The thing that gets me... Why do people think that a Honda Civic as an example can be a race car? It was built for the busy, compacted streets of Japan. It's a urban car, not a race car. You don't see a Honda Civic in the Daytona 500 or any other race really and drifting? What the fuck.. How fast can you go through tires.. Wow.

The Chevelle, the GTO and all those great muscle cars of the TRUE horsepower era. All of those cars came from real street racing. Now you get all these little punk kids aka wiggers. Suddenly thinking they can turn their peice of shit, pepsi bottle on wheels into a race car.

It's pathetic.

Oh and the spoilers on the front wheel drive cars.. Seriously.

Anonymous said...

YES!! My man that is the true statement from a true American man! Those cocky bastards driving those cheaply made plastic go-karts have another thing coming. You live in America you shitheads so support our economy and not Japan's! I am 19 and I don't drive a 8 cylinder beast (Believe me I sure as hell wish I was) but I at least drive a American made car (Oldsmobile Cutlass Supreme '98) Sure it isn't as flashy, but Goddammit it has never failed me. Mister Master Pimp Skillz (or so they think) has had more problems with their puny import than mine has ever given me. I live in Iowa and I find it hilarious when I always find that every single car that goes in the ditch during Winter is a freakin import. I got in a car accident in November, I hit the back end of a Honda Civic and almost completely totalled the rear end. So guess what? My car was barely dented because it was made of metal! It only cost me $500 to get it fixed for christs sake, which is only a dream for those import drivers!

So to sum it up, no matter how much you soup up that 4 cylinder, supercharged, plastic covered, horrible reliability, import it will always be a piece of shit. So if you are ever out joyriding in your souped up crap, you may be able to outrun the average joe. But once you hear the unmatched roar of the lion, you better start running!

Anonymous said...

Is there some way that could be published in a ricer magazine? You guys are awesome~I'm 20 years old and am the luckiest girl in the world,fortunate enough to have a beautiful 67 Chevelle. For the past 4 years I've had countless assholes pull up next to me in their ricers, "rev" (honestly I think my lawnmower sounds better), and ask if I'm lookin for some action. PLEASE. Dont insult me. You could just ASK me to publicly humiliate you. And those that cut me off and light up their fart cans...do you realize that I have more metal in my front bumper than you do in total? Doesnt sound like a good idea. For the drivers of the jap crap that come to our cruise nights, I suggest you go back to tacobell or else you can find your POS crunched into a tiny ball-UNDER MY BABY! VIVA THE HEARTBEAT OF AMERICA!
~I agree with the spoilers-might as well start putting them on mini vans-equally ridiculous~

Anonymous said...

I own a Import car and all i can say is american muscle does not exist. American is no longer a muscle country more a fat assed one.
Only reason you like V8's is because they are the only engines with enought torque to carry your lard asses around.

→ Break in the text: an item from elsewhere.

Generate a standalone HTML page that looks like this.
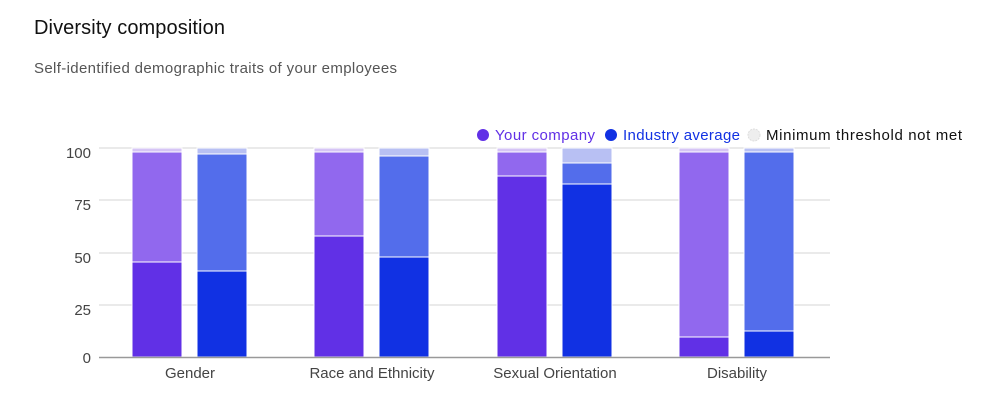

Boast all you want about your boat anchors while I enjoy my high reving japanese Engine.
ANd If you see me on the highway in a 1991 240sx Ill be sure to give you the fingure when you have to pull in to every gas station along the way to feed that Iron piece of rusting shit.

Anonymous said...

if you want a big big dick maybe you should lick on my T88H....
But dont deepthroat i might blow!

Then go sit in your pony, ride to the sun set and tell yo he ho momma you a big boy!

Anonymous said...

hey i understand ur point with rice burners. but do u realize what car you used as a topic. the supra is a american muscle car made in the usa with a respectable reputation around the world. in fact it is one of the most sought after car in the world with factoy 320hp 315 ftlbs.its capabilities are amazing full independent suspenision and yes 25mpg is nice too. respect needs to be given to the kids of america who can only afford a cheep car so they can commuit to school and or college. if they can take this car and produce high amounts of horse power that is awsome but i will admit that there are some glorified people out there that just need to ride a bike. just b/c times have changed and car are safer lighter and smaller don't dog it. i am sur that when the muscle cars were a new phase there were people out there just like you that did not like them either with loud obnoucious pipes and open headers. Well this is the new age of super fast high octaine light weight rice burners if u must. these cars are more tech advanced and require more time and money. nothing against muscle but i used to own a 66 chevy and i loved it but then went on a trip and seen a toyota supra tt. i had to ride in it the forced induced stright six was awsome. i own one now and would calmly put it up against any street leg. mucle car in the states. ur doging cars with half the size and twice the power. And a rice rocket (aka supra) is not a cheap thrill to a v8 in fact if anything i could build a 350 or a 5.0 with only usinig one tenth of the money that i have sank into my supra. cheep thrill how's sixty thousand dollars and a 0-60 time of 2.3 top speed 226 a cheep thrill ha!! if you ever are on the street and a supra pulls up beside u it would be in your best intrest to not underestamate. people who own those cars usely have money and u can almost bet that there is a BEAST under the hood. if u see three rows of aluminum teeth in the front bumper (fmic) i would sugest that u tuck ur tail unless that is u at least have 500+hp to the wheels.

Anonymous said...

You gay fag you. what the hell is your problem you dumb fuck. You like disrespecting the nissan skyline or toyota supra,ETC? Try racing your puny muscle car against one? You will get your ass kicked you little prick. I like muscle cars,exotics, and as you call it "rice burners". If i ever see you your going down you dumb bastard.